Bishop’s feature comes off less as a third giddy “Grindhouse” panel than as an homage to “Kill Bill Vol. 2’s” most ploddingly quasi-mythic passages, as well as many, many dull biker pics (as opposed to those few memorable ones, including such vigorous obscurities as “Satan’s Sadists” and “She Devils on Wheels”).
Bishop himself — who stole several such vintage chestnuts, notably “Angel Unchained” and Richard Rush’s above-average “The Savage Seven” — plays Pistolero, president of the Victors. Thirty-two years ago, Pistolero’s Native American honey Cherokee (Julia Jones) was beaten, stabbed and burned alive by a rival gang over purloined drug-trade money. Now those 666ers are back, announcing their re-entrance by meting out identical death to one lesser Victor.
It isn’t long before veteran bad hombres the Deuce (David Carradine) and Billy Wings (Vinnie Jones) show up, eager to find keys unlocking a hidden safe deposit box presumably containing major loot. Pistolero, wiseguy the Gent (Michael Madsen) and lanky, testy Sonny, aka Comanche (Eric Balfour) — perhaps Cherokee’s lost only child — battle back, with an occasional assist from the long-presumed-dead Eddie Zero (Dennis Hopper).
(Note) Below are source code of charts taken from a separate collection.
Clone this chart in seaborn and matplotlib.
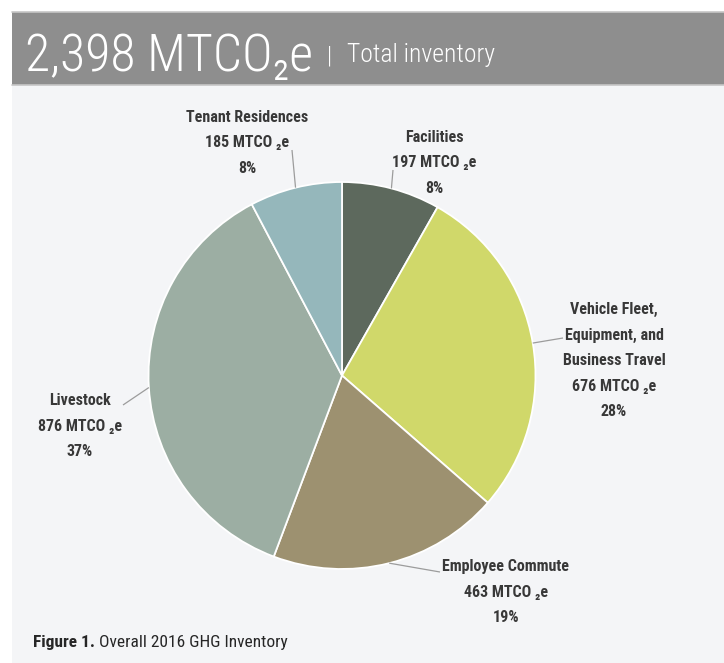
import matplotlib
matplotlib.use("Agg")
import numpy as np
import matplotlib.pyplot as plt
from matplotlib import font_manager as fm
from matplotlib.patches import Rectangle
import seaborn as sns

# --- data -------------------------------------------------------------
categories = [
    "Facilities",
    "Vehicle Fleet,\nEquipment, and\nBusiness Travel",
    "Employee Commute",
    "Livestock",
    "Tenant Residences",
]
emissions = [197, 676, 463, 876, 185]          # MTCO2e
total_inventory = 2398                          # MTCO2e (reported total)
slice_colors = ["#5d695d", "#d0d86a", "#9d9170", "#9caea3", "#95b7bb"]
header_subtitle = "Total inventory"
caption_lead = "Figure 1."
caption_text = "Overall 2016 GHG Inventory"


def pick_narrow_family():
    """Return (family, stretch) of the narrowest sans face available."""
    fonts = fm.fontManager.ttflist
    names = {f.name for f in fonts}
    for want in ["Roboto Condensed", "Liberation Sans Narrow", "Noto Sans Condensed",
                 "Open Sans Condensed", "DejaVu Sans Condensed"]:
        if want in names:
            return want, "normal"
    narrow = ("condensed", "semi-condensed", "extra-condensed", "ultra-condensed")
    for fam in ["Noto Sans", "DejaVu Sans", "Open Sans", "Roboto"]:
        if any(f.name == fam and str(f.stretch) in narrow for f in fonts):
            return fam, "condensed"
    return "DejaVu Sans", "normal"


# --- style ------------------------------------------------------------
sns.set_theme(style="white")
FAMILY, STRETCH = pick_narrow_family()
plt.rcParams["font.family"] = [FAMILY, "DejaVu Sans"]
plt.rcParams["font.stretch"] = STRETCH
palette = sns.color_palette(slice_colors)

W, H = 724, 663
PANEL = "#f4f5f7"
HEADER = "#8e8e8e"
INK = "#383838"

fig = plt.figure(figsize=(W / 100, H / 100), dpi=100, facecolor="white")
ax = fig.add_axes([0, 0, 1, 1])
renderer = fig.canvas.get_renderer()


def Y(y):
    """Pixel row measured from the top -> axis y."""
    return H - y


def width_px(t):
    return t.get_window_extent(renderer).width


# panel + header bar
ax.add_patch(Rectangle((12, Y(663)), W - 12, 651, facecolor=PANEL, edgecolor="none", zorder=0))
ax.add_patch(Rectangle((12, Y(85)), W - 12, 73, facecolor=HEADER, edgecolor="none", zorder=1))
ax.plot([12, W], [Y(12), Y(12)], color="#c6c6c6", lw=1.2, zorder=2)
ax.plot([12, W], [Y(85), Y(85)], color="#c6c6c6", lw=1.2, zorder=2)

# --- pie --------------------------------------------------------------
cx, cy, r = 342, Y(375.5), 193.5
wedges, _ = ax.pie(
    emissions,
    colors=palette,
    startangle=90,
    counterclock=False,
    center=(cx, cy),
    radius=r,
    wedgeprops=dict(edgecolor="white", linewidth=1.3),
)
ax.set_aspect("auto")
ax.set_xlim(0, W)
ax.set_ylim(0, H)
ax.axis("off")

# label type size: "Tenant Residences" set about 122 px wide, capped at 12.5 pt
probe = ax.text(0, 0, "Tenant Residences", fontsize=11, fontweight="bold")
LABEL_SIZE = min(12.5, 11 * 122 / width_px(probe))
probe.remove()

# label layout: text centre x, first baseline (px from top), leader outer end
layout = {
    "Facilities": (434, 142, (393, 170)),
    "Vehicle Fleet,\nEquipment, and\nBusiness Travel": (614, 314, (563, 338)),
    "Employee Commute": (506, 571, (440, 572)),
    "Livestock": (80, 405, (123, 405)),
    "Tenant Residences": (247, 122, (292, 150)),
}
PITCH = 25.5

for wedge, name, value in zip(wedges, categories, emissions):
    tx, base, (lx, ly) = layout[name]
    mid = np.deg2rad((wedge.theta1 + wedge.theta2) / 2)
    ex, ey = cx + r * np.cos(mid), cy + r * np.sin(mid)
    ax.plot([ex, lx], [ey, Y(ly)], color="#9c9c9c", lw=0.9, zorder=3,
            solid_capstyle="butt")
    pct = round(value / total_inventory * 100)
    lines = name.split("\n") + [f"{value} MTCO ₂e", f"{pct}%"]
    for i, line in enumerate(lines):
        ax.text(tx, Y(base + i * PITCH), line, ha="center", va="baseline",
                fontsize=LABEL_SIZE, fontweight="bold", color=INK, zorder=4)

# --- header -----------------------------------------------------------
head = ax.text(25, Y(71), f"{total_inventory:,} MTCO₂e", ha="left", va="baseline",
               fontsize=40, fontweight="light", color="white", zorder=5)
head.set_fontsize(min(50.0, 40 * 288 / width_px(head)))
bar = ax.annotate("|", xy=(1, Y(63)), xycoords=(head, "data"),
                  xytext=(10, 0), textcoords="offset points",
                  ha="left", va="baseline", fontsize=17, fontweight="light",
                  color="white", zorder=5)
sub = ax.annotate(header_subtitle, xy=(1, Y(62)), xycoords=(bar, "data"),
                  xytext=(11, 0), textcoords="offset points",
                  ha="left", va="baseline", fontsize=22, fontweight="light",
                  color="white", zorder=5)
sub.set_fontsize(min(28.0, 22 * 148 / width_px(sub)))

# --- caption ----------------------------------------------------------
lead = ax.text(33, Y(647), caption_lead, ha="left", va="baseline",
               fontsize=13, fontweight="bold", color="#262626", zorder=5)
rest = ax.annotate(caption_text, xy=(1, Y(647)), xycoords=(lead, "data"),
                   xytext=(3, 0), textcoords="offset points",
                   ha="left", va="baseline", fontsize=13, color="#262626", zorder=5)
cap_size = min(14.0, 13 * 250 / (width_px(lead) + width_px(rest)))
lead.set_fontsize(cap_size)
rest.set_fontsize(cap_size)

fig.savefig("out.png", dpi=100, facecolor="white")
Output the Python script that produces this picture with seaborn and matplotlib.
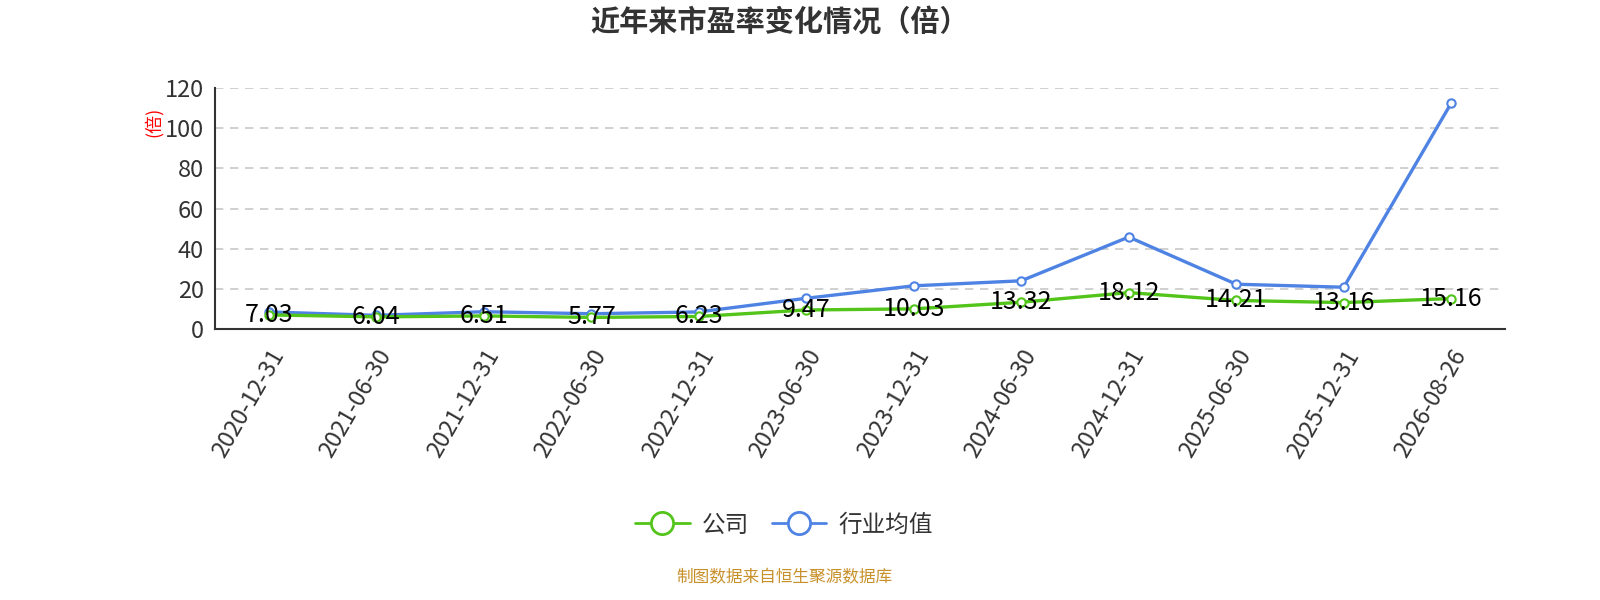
"""
市盈率变化情况 - 公司 vs 行业均值
"""

import matplotlib
matplotlib.use("Agg")
import matplotlib.pyplot as plt
from matplotlib.lines import Line2D
import seaborn as sns
import pandas as pd

# ===== 数据 =====
dates = ["2020-12-31", "2021-06-30", "2021-12-31", "2022-06-30", "2022-12-31", "2023-06-30",
         "2023-12-31", "2024-06-30", "2024-12-31", "2025-06-30", "2025-12-31", "2026-08-26"]
company_pe = [7.03, 6.04, 6.51, 5.77, 6.23, 9.47, 10.03, 13.32, 18.12, 14.21, 13.16, 15.16]
industry_pe = [8.5, 6.8, 8.6, 7.6, 8.5, 15.3, 21.5, 24.0, 45.8, 22.3, 20.8, 112.5]
y_ticks = [0, 20, 40, 60, 80, 100, 120]

GREEN = "#52c41a"
BLUE = "#4e83e4"

sns.set_style("white")
plt.rcParams['font.family'] = ['Noto Sans CJK SC', 'DejaVu Sans']

df = pd.DataFrame({"x": range(len(dates)), "公司": company_pe, "行业均值": industry_pe})

fig = plt.figure(figsize=(16, 6), dpi=100)
ax = fig.add_axes([215 / 1600, 1 - 329 / 600, 1290 / 1600, 241 / 600])

# 两条折线
for col, color in [("行业均值", BLUE), ("公司", GREEN)]:
    sns.lineplot(data=df, x="x", y=col, ax=ax, color=color, linewidth=2.4,
                 marker="o", markersize=6, markerfacecolor="white",
                 markeredgecolor=color, markeredgewidth=1.5, zorder=3 if col == "公司" else 2)

# 公司数据标签
for i, v in enumerate(company_pe):
    ax.text(i, v, f"{v:.2f}", ha="center", va="center", fontsize=18, color="black", zorder=5)

# 坐标轴
ax.set_xlim(-0.5, len(dates) - 0.5)
ax.set_ylim(0, 120)
ax.set_yticks(y_ticks)
ax.tick_params(axis="y", labelsize=17, labelcolor="#333333", length=6, width=1.2, color="#333333", pad=2)
ax.set_xticks(range(len(dates)))
ax.set_xticklabels(dates, rotation=60, ha="right", rotation_mode="anchor", fontsize=17, color="#333333")
ax.tick_params(axis="x", which="major", length=0, pad=12)
ax.set_xticks([i - 0.5 for i in range(len(dates) + 1)], minor=True)
ax.tick_params(axis="x", which="minor", length=8, width=1.2, color="#333333")

for y in y_ticks[1:]:
    ax.axhline(y, color="#c8c8c8", linestyle=(0, (5, 4)), linewidth=1.2, zorder=0)

for s in ["top", "right"]:
    ax.spines[s].set_visible(False)
for s in ["left", "bottom"]:
    ax.spines[s].set_color("#333333")
    ax.spines[s].set_linewidth(1.5)

ax.set_xlabel("")
ax.set_ylabel("")
fig.text(153 / 1600, 1 - 122 / 600, "(倍)", rotation=90, color="red", fontsize=13,
         ha="center", va="center")

# 标题
fig.text(0.487, 1 - 22 / 600, "近年来市盈率变化情况（倍）", ha="center", va="center",
         fontsize=21, fontweight="bold", color="#333333")

# 图例
handles = [
    Line2D([0], [0], color=GREEN, linewidth=2, marker="o", markersize=16,
           markerfacecolor="white", markeredgecolor=GREEN, markeredgewidth=2),
    Line2D([0], [0], color=BLUE, linewidth=2, marker="o", markersize=16,
           markerfacecolor="white", markeredgecolor=BLUE, markeredgewidth=2),
]
fig.legend(handles, ["公司", "行业均值"], loc="center", bbox_to_anchor=(0.49, 1 - 525 / 600),
           ncol=2, frameon=False, fontsize=17, handlelength=2.3, columnspacing=1.0,
           handletextpad=0.5, labelcolor="#333333")

# 数据来源
fig.text(0.49, 1 - 578 / 600, "制图数据来自恒生聚源数据库", ha="center", va="center",
         fontsize=12, color="#c8902a")

fig.savefig("out.png", dpi=100)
All this sounds like a surefire recipe for knowing, trashy fun, but something got burnt in the oven.
Myriad killings, a few fights and fewer motorcycle stunts (most happening to characters too undefined for their fates to matter) are listlessly staged. When characters aren’t riding or glowering at each other at gunpoint, they’re chasing and getting the “third B” (after bikes and beer, booty) — this being the kind of fantasy universe in which old guys are surrounded by under-25 silicone-enhanced stripper types who beg for it all the time.
Screenplay’s acres of pseudo-hip tough-speak run the gamut from groaningly unfunny (“If our beer doesn’t kill you, it’ll sure make you piss stronger!”) to groaningly portentous (“Hell’s gonna get a helluva lot worse from now on!”). Another buzzkill is the running white-guy appropriation of all things superficially “Indian” as badge of ultimate coolness.
Thesps (even toplining helmer, who’s a strapping 60 years old) have nothing to work with, though one hopes they had fun riding about the desert. Prior scenarist of two quirky, little-seen 1996 features (Denis Leary vehicle “Underworld” and cameo-studded “Mad Dog Time,” which he also directed), Bishop assembles a good-looking and sounding package. Too bad there’s so little inside.
Sure to outride “Hell” is its soundtrack. Between Daniele Luppi’s delightful original score and various old/new artist cuts (by Les Baxter, Mitch Ryder, Roberto Rodriguez, etc.), it wittily encompasses ‘60s/’70s genre sounds from acid rock to spaghetti Western to lounge schlock and more.